One of the best things about editing the magazine is that I frequently find that the articles clarify some uncertain area that I had meant to research. This issue offers enlightenment on virtual currencies, augmented reality and cybercrime. The former has been especially useful for me in that I had never understood why anybody bothered with Bitcoin in the first place and now, thanks to the authors of that article, I feel I have a glimmer of understanding, even if I remain slightly mystified about the motives of some (‘haven’t they anything better to do?’). With augmented reality, I did not even know the extent of my ignorance until I read Joanne Frears article – I enjoyed the learning and look forward to the rest of her promised series. I think most of us are aware of some of the dangers of cybercrime but I feel confident that Stewart James will still offer an eye-opener or two.
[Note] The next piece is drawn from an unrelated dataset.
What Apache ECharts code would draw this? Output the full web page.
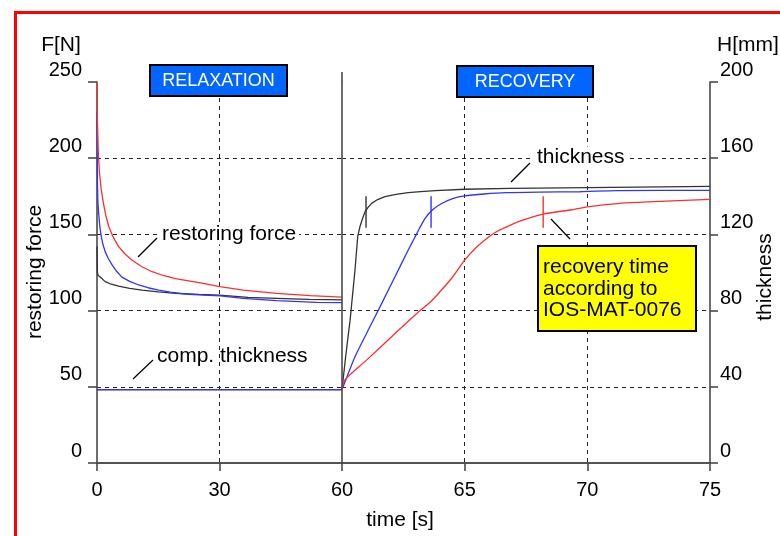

While avoiding arguments is a sound general policy, a good argument is a real pleasure, especially for a readership made up largely of lawyers. This issue has a good argument going about government access to data and I have enjoyed the exchange of views and am delighted that SCL can be seen as the right place to host robust debate. The width and range of legal powers of access may shock some; I feel it would not be so bad if those legal powers did actually set the limits. I am still clinging on to my first thoughts on the subject but the catalogue of breaches of its own rules by the US authorities make that harder by the day. I do think that Edward Snowden is a symbol of a healthy society for, while all governments will break the rules and justify the breaches on the grounds of national security, only a healthy society will throw up a whistle-blower acting (relatively) purely out of principle. But I am wary of a climate of fear in the US and here which is quite disproportionate to any real threat, and a new version of the military industrial complex that fosters that climate and prospers in it. The NSA is a very long way from being the Stasi, but the condition of liberty is eternal vigilance and one cannot help but be disturbed by what appears to be a conspiracy of neglect of liberty, and a concerted persecution of the vigilant.
I would like to celebrate our ‘bread and butter’ pieces too. I rarely admit to favourites but I found Rory Graham’s piece on public sector contracts especially illuminating. One of its most attractive features is that it admits that IT lawyers might carry some of the blame for the mess and suggests a way forward that requires greater intestinal fortitude from his colleagues. I would like to think that SCL might have a role here in encouraging its members ‘to be more robust in countering … public sector clients’ fears and resisting the temptation to deliver up a many-hundred page contract’. But with many insights elsewhere in the magazine, in case reports, on data protection and on the intricacies of exclusion clauses, the ‘bread and butter’ pieces are liberally coated in jam.
Let me close by reminding you that the magazine is available in an e-pub version for your tablet etc and that version includes ‘bonus tracks’ that were worthy of inclusion in the magazine but for which there was no space.